President Jacques Chirac, presiding over a cabinet of his own allies for the first time in five years, demanded proposals "within weeks" to cut income tax by 5 per cent, and promised a draft law within 10 days on measures to combat crime.

Mr Chirac, re-elected by a landslide of right and left-wing votes on Sunday, told his new Prime Minister, Jean-Pierre Raffarin, and his other ministers that they must be a "crusading" government.

Mr Raffarin, a marketing and communications specialist who has never held high office before, said the French people wanted "action, authority and unity" but also "dialogue, proximity, solidarity and modesty".

His words, and the promise of rapid action by his government, are intended to woo the disenchanted electors who pushed France into political crisis last month by voting in large numbers for the far-right leader Jean-Marie Le Pen in the first round of the presidential election.

Although Mr Le Pen was crushed by President Chirac by a four-to-one majority in the second round on Sunday, his National Front party holds the key to the parliamentary elections that follow next month.

By splitting the right-wing vote in scores of constituencies, the National Front could allow the French left – humiliated by the elimination of the Socialist prime minister Lionel Jospin in the first round of the presidential election – to make a startling comeback by winning the legislative elections on 9 and 16 June.

If this happens, Mr Raffarin's government would disappear after only five weeks and President Chirac would be forced to "cohabit", to share power with a left-wing prime minister as he has for the past five years. A survey in the newspaper Le Monde earlier this week calculated that, if the left and right voting patterns in the second round of the presidential election were to repeated next month, there would be a narrow majority of Socialists, Communists and Greens in the new national assembly.

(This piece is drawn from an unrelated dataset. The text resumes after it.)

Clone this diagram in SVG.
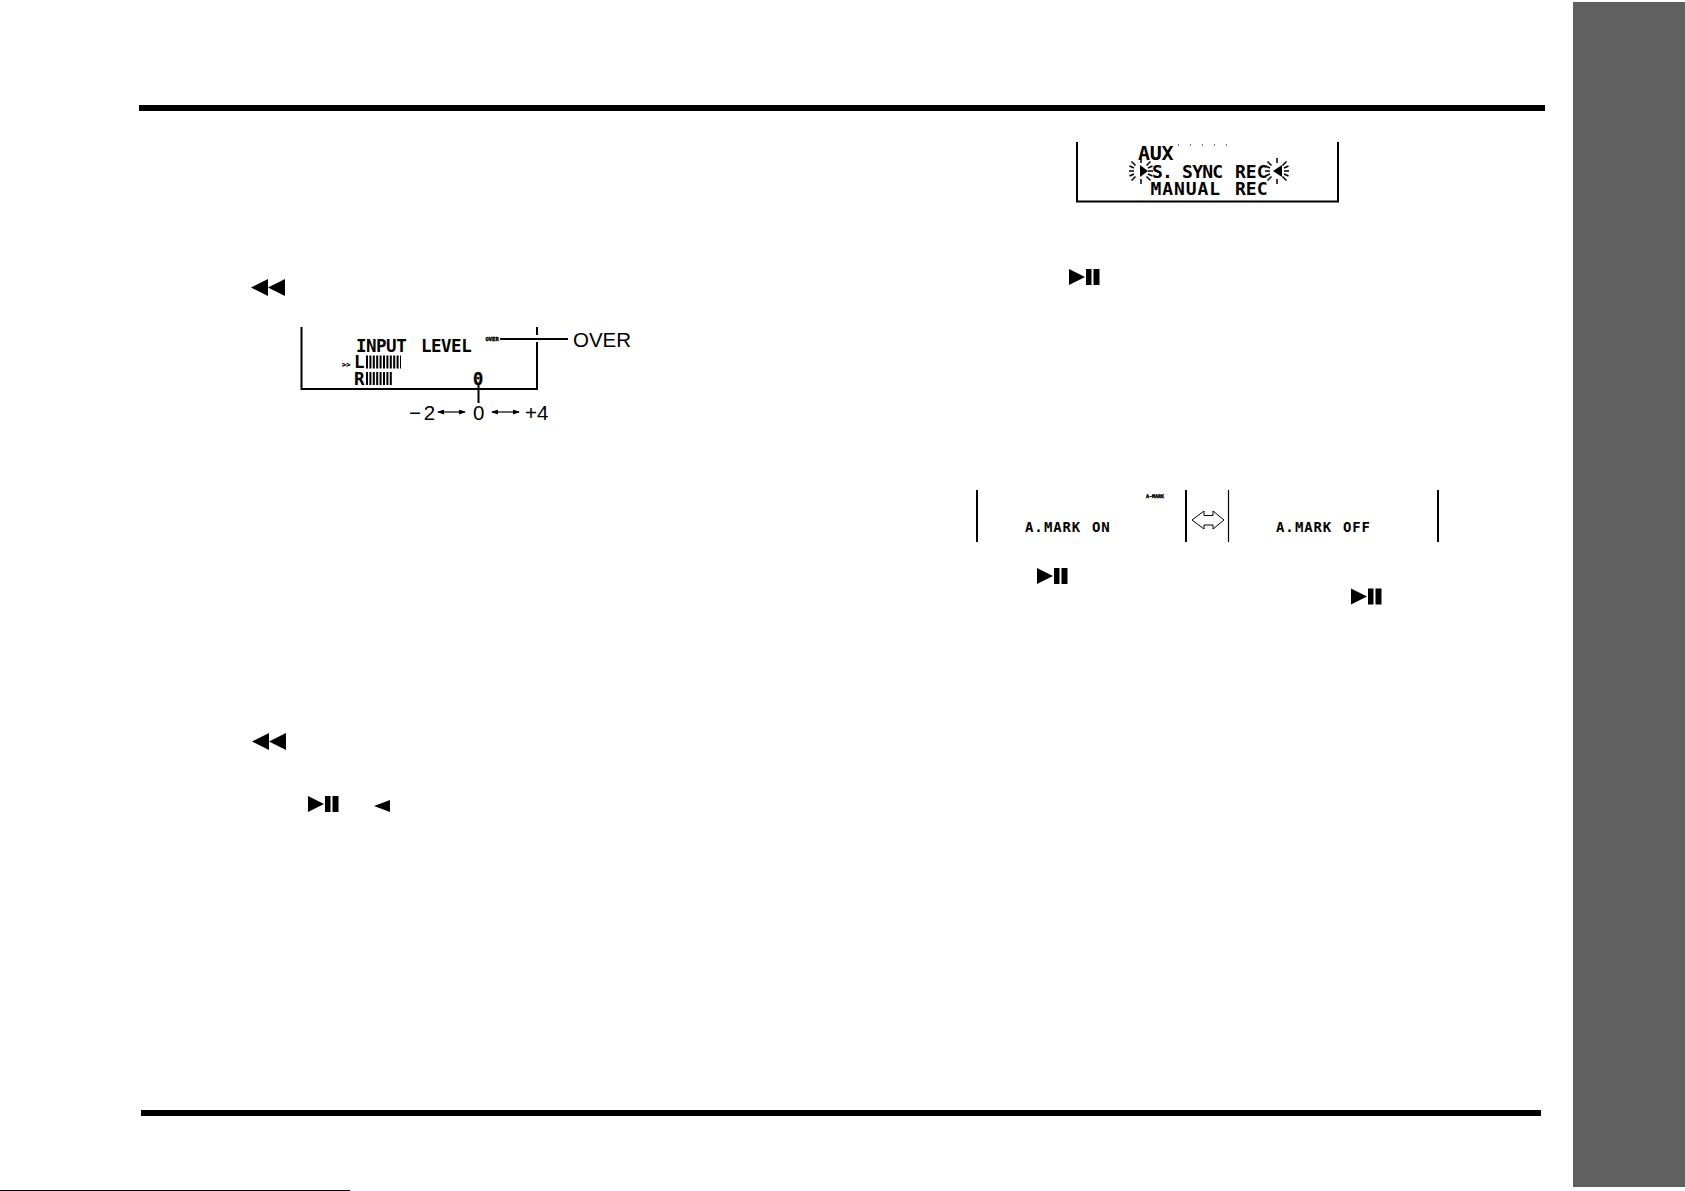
<svg xmlns="http://www.w3.org/2000/svg" width="1685" height="1191" viewBox="0 0 1685 1191">
<style>
.lcd{font-family:"DejaVu Sans Mono","Liberation Mono",monospace;font-weight:700;fill:#000}
.sm{font-size:18px;letter-spacing:-.7px}
.mk{font-size:14px;letter-spacing:.8px}
.lab{font-family:"Liberation Sans",Arial,sans-serif;font-size:20.5px;fill:#000}
.ln{stroke:#000;stroke-width:2;fill:none}
.spark{stroke:#000;stroke-width:1.500;fill:none}
.k{fill:#000}
</style>
<defs>
<marker id="ah" viewBox="0 0 7 5" refX="6" refY="2.500" markerWidth="7" markerHeight="5" markerUnits="userSpaceOnUse" orient="auto-start-reverse"><path d="M0 0L7 2.500L0 5Z" fill="#000"/></marker>
<g id="pp"><path d="M0 0L16 8L0 16Z"/><rect x="17" y="0" width="5.500" height="16"/><rect x="24.500" y="0" width="6" height="16"/></g>
<g id="rw"><path d="M0 8.500L17 0V17Z"/><path d="M17 8.500L34 0V17Z"/></g>
<g id="sp"><path d="M-7 0H-12M7 0H12M0 -8V-13M0 8V13M-5.500 -5.500L-9.500 -9.500M5.500 -5.500L9.500 -9.500M-5.500 5.500L-9.500 9.500M5.500 5.500L9.500 9.500M-7 -3L-11.500 -5M-7 3L-11.500 5M7 -3L11.500 -5M7 3L11.500 5"/></g>
</defs>
<rect width="1685" height="1191" fill="#fff"/>
<g id="sidebar"><rect x="1573" y="2" width="112" height="1185" fill="#606060"/></g>
<g id="rules">
<rect x="139" y="105" width="1406" height="6" class="k"/>
<rect x="141" y="1110" width="1400" height="6" class="k"/>
<rect x="0" y="1190" width="350" height="1" class="k"/>
</g>
<g id="rewind-1" class="k"><use href="#rw" x="251" y="279"/></g>
<g id="display-input-level">
<path class="ln" d="M301.500 327V389H537V342M537 327V335"/>
<text class="lcd" y="352" font-size="17.500" letter-spacing="-.5"><tspan x="356">INPUT</tspan> <tspan x="421">LEVEL</tspan></text>
<text class="lcd" x="485.500" y="341" font-size="5.500" stroke="#000" stroke-width=".4">OVER</text>
<text class="lcd" x="342" y="367" font-size="7" stroke="#000" stroke-width=".3">&gt;&gt;</text>
<text class="lcd" x="354" y="368" font-size="17.500">L</text>
<text class="lcd" x="354" y="385" font-size="17.500">R</text>
<line x1="366" y1="362" x2="401" y2="362" stroke="#000" stroke-width="13" stroke-dasharray="2 1.400"/>
<line x1="366" y1="378.500" x2="393" y2="378.500" stroke="#000" stroke-width="13" stroke-dasharray="2 1.400"/>
<text class="lcd" x="473" y="385" font-size="17" stroke="#000" stroke-width=".4">0</text>
</g>
<g id="label-over"><text class="lab" x="573" y="347" font-size="22.500">OVER</text></g>
<g id="label-scale">
<text class="lab" x="409" y="420" word-spacing="-3">− 2</text>
<text class="lab" x="473" y="420">0</text>
<text class="lab" x="525" y="420">+4</text>
</g>
<g id="connectors">
<line class="ln" x1="500" y1="339" x2="568" y2="339"/>
<line class="ln" x1="478.500" y1="385" x2="478.500" y2="403"/>
<line x1="438" y1="412" x2="465" y2="412" stroke="#000" stroke-width="1.200" marker-start="url(#ah)" marker-end="url(#ah)"/>
<line x1="492" y1="412" x2="519" y2="412" stroke="#000" stroke-width="1.200" marker-start="url(#ah)" marker-end="url(#ah)"/>
</g>
<g id="rewind-2" class="k"><use href="#rw" x="252" y="733"/></g>
<g id="playpause-1" class="k"><use href="#pp" x="308" y="796"/></g>
<g id="back-arrow"><path class="k" d="M374 806L390 800V812Z"/></g>
<g id="display-sync">
<path class="ln" d="M1077 142V201.500H1338V142"/>
<text class="lcd" x="1138" y="160" font-size="20" letter-spacing="-.3">AUX</text>
<path d="M1178 145h1M1190 145h1M1202 145h1M1214 145h1M1226 145h1" stroke="#000" stroke-width="1" fill="none"/>
<text class="lcd sm" y="178"><tspan x="1152" letter-spacing="-.8">S. SYNC</tspan> <tspan x="1235" letter-spacing="0">REC</tspan></text>
<text class="lcd sm" y="195"><tspan x="1150.500" letter-spacing=".9">MANUAL</tspan> <tspan x="1235" letter-spacing="0">REC</tspan></text>
<path class="k" d="M1140 165L1148 171L1140 177Z"/>
<path class="k" d="M1282 165L1273 171L1282 177Z"/>
<use href="#sp" x="1141" y="171" class="spark"/>
<use href="#sp" x="1277" y="171" class="spark"/>
</g>
<g id="playpause-2" class="k"><use href="#pp" x="1069" y="269"/></g>
<g id="display-amark-on">
<path class="ln" d="M977 490V542M1186 490V542"/>
<text class="lcd" x="1146" y="498" font-size="5" stroke="#000" stroke-width=".4">A-MARK</text>
<text class="lcd mk" y="532"><tspan x="1025">A.</tspan> <tspan x="1044">MARK</tspan> <tspan x="1092">ON</tspan></text>
</g>
<g id="double-arrow"><path d="M1192 520L1204 511V515.500H1213V511L1224 520L1213 529V525H1204V529Z" fill="#fff" stroke="#000" stroke-width="1"/></g>
<g id="display-amark-off">
<path class="ln" d="M1438 490V542"/>
<line x1="1228.500" y1="490" x2="1228.500" y2="542" stroke="#000" stroke-width="1.200"/>
<text class="lcd mk" y="532"><tspan x="1276">A.</tspan> <tspan x="1295">MARK</tspan> <tspan x="1343">OFF</tspan></text>
</g>
<g id="playpause-3" class="k"><use href="#pp" x="1037" y="568"/></g>
<g id="playpause-4" class="k"><use href="#pp" x="1351" y="588.500"/></g>
</svg>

The income-tax reduction promised yesterday, to take immediate effect, was part of Mr Chirac's presidential election platform. He has promised to cut income tax by 30 per cent over five years and also to reduce social charges on business, and VAT on restaurant meals and records. How such tax cuts can be squared with France's promise to the European Union to curb its budget deficit – now running at 1.9 per cent of GDP – is unclear.

There is no doubt that the promise of tax cuts will be welcome. The American magazine Forbes Global calculates in its next edition, to be published on Monday, that the French suffer more "fiscal pain" than any other developed nation. The magazine puts the overall tax burden in France at 181.2 points, compared with an international average of 100 points.

Much will depend in the next few weeks on which of the two potential governments, centre-right or centre-left, does most to keep their warring factions and mutually hating personalities in order.

Attempts by Mr Chirac to ensure that there was only one centre-right candidate in each constituency in the first round of the parliamentary elections suffered a blow yesterday.

Françoise de Panafieu, a member of Mr Chirac's RPR party and mayor of the 17th arrondissement in Paris, announced that she would insist on standing for parliament in that constituency next month, even though it had been allocated to the sitting MP, Bernard Pons, a long-standing ally of Mr Chirac. This could result in a flood of similar rebellions in other areas.